Great concept! Thanks Andy
Hi Andy, I’m always a huge fan of the periodic table. Will there be an updated downloadable version?
Who says content marketing isn’t cosmic! Once again, you’ve dropped the mic on how to make it clear, simple and clever! This is going to be my next screensaver! Thx, Andy.
This a fantastic framework for laying out content marketing. I too agree with the thesis, although I did biochem, so I’m partial. 🙂
Lots of good insights here. Totally agree with your suggestions for when/where/how to link from one piece of content to another. For example, it rarely makes sense to link from a Web Page or Case Study to a Blog Post, whereas it’s great to link FROM a Blog Post to the other two.
Don’t forget that videos can be transcribed for blog posts so the content can be crawled by search engines!
Andy–I love the content chemistry approach. It’s important for content creators to consider how they con transform their content into smaller and larger pieces of content.
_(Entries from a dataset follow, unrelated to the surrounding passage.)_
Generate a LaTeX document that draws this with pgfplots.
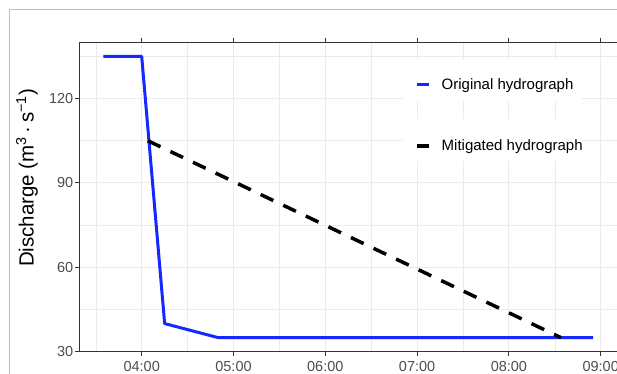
\documentclass[border=0pt]{standalone}
\usepackage{fontspec}
\setmainfont{Liberation Sans}
\usepackage{pgfplots}
\pgfplotsset{compat=1.18}
\definecolor{gridgray}{RGB}{235,235,235}
\definecolor{gray20}{RGB}{51,51,51}
\definecolor{gray30}{RGB}{77,77,77}
\definecolor{hblue}{RGB}{20,40,255}
\definecolor{framegray}{RGB}{190,190,190}
\begin{document}
\begin{tikzpicture}
\useasboundingbox (0bp,0bp) rectangle (617bp,374bp);
\clip (0bp,0bp) rectangle (617bp,374bp);
\draw[framegray, line width=1bp] (9.3bp,-5bp) -- (9.3bp,364.7bp) -- (630bp,364.7bp);
\begin{axis}[
  at={(79bp,22.3bp)}, anchor=south west,
  scale only axis, width=538.5bp, height=309.4bp,
  xmin=3.317, xmax=9.183, ymin=30, ymax=140,
  xtick={4,5,6,7,8,9},
  xticklabels={04:00,05:00,06:00,07:00,08:00,09:00},
  ytick={30,60,90,120},
  minor xtick={3.5,4.5,5.5,6.5,7.5,8.5},
  minor ytick={45,75,105,135},
  grid=both,
  major grid style={draw=gridgray, line width=1.1bp},
  minor grid style={draw=gridgray, line width=0.55bp},
  tick align=outside,
  major tick length=4bp, minor tick length=0bp,
  tick style={draw=gray20, line width=1bp},
  axis line style={draw=gray20, line width=1bp},
  /pgf/number format/assume math mode=true,
  ticklabel style={font=\fontsize{14.5bp}{17bp}\selectfont, text=gray30},
  yticklabel style={inner sep=1.5bp},
  xticklabel style={inner sep=0bp, anchor=north, yshift=-5.5bp},
  legend image code/.code={\draw[#1, line cap=butt, solid] (0bp,0bp) -- (12bp,0bp);},
  legend style={draw=none, fill=none, at={(axis description cs:0.624,0.764)}, anchor=west,
    inner sep=0pt, row sep=49bp, column sep=11bp,
    nodes={inner sep=0pt, font=\fontsize{15bp}{18bp}\selectfont, text=black}},
  legend cell align=left,
]
\fill[white] (axis cs:6.846,119.17) rectangle (axis cs:8.796,133.75);
\fill[white] (axis cs:6.846,97.83) rectangle (axis cs:8.796,112.77);
\addplot[hblue, line width=3bp, line join=round] coordinates {
  (3.583,135) (4.0,135) (4.25,40) (4.833,35) (8.917,35)};
\addlegendentry{Original hydrograph}
\addplot[black, line width=3.5bp, dash pattern=on 14bp off 11bp] coordinates {
  (4.067,105) (8.567,35)};
\addlegendentry{Mitigated hydrograph}
\end{axis}
\node[rotate=90, font=\fontsize{20.5bp}{24bp}\selectfont, text=black] at (27bp,196bp)
  {Discharge (m\textsuperscript{3}\,·\,s\textsuperscript{−1})};
\end{tikzpicture}
\end{document}
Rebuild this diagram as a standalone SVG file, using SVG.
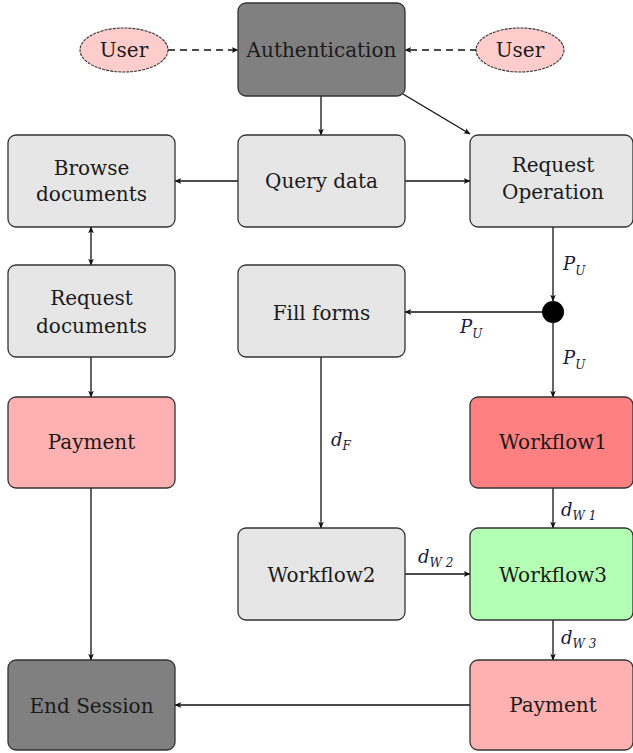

Thank you for your amazing content. Happy marketing, Heidi Cohen – Actionable Marketing Guide
Wow – love this! I’ve been thinking a lot about Atomic Design (currently reading Brad Frost’s book of the same name after seeing him speak at a workshop earlier this month). I love atomizing content just as much! What a great set of guidelines. Thanks for sharing!
Thanks so much for this Andy. As usual some great advice and lots of practical tips and ideas – thank you!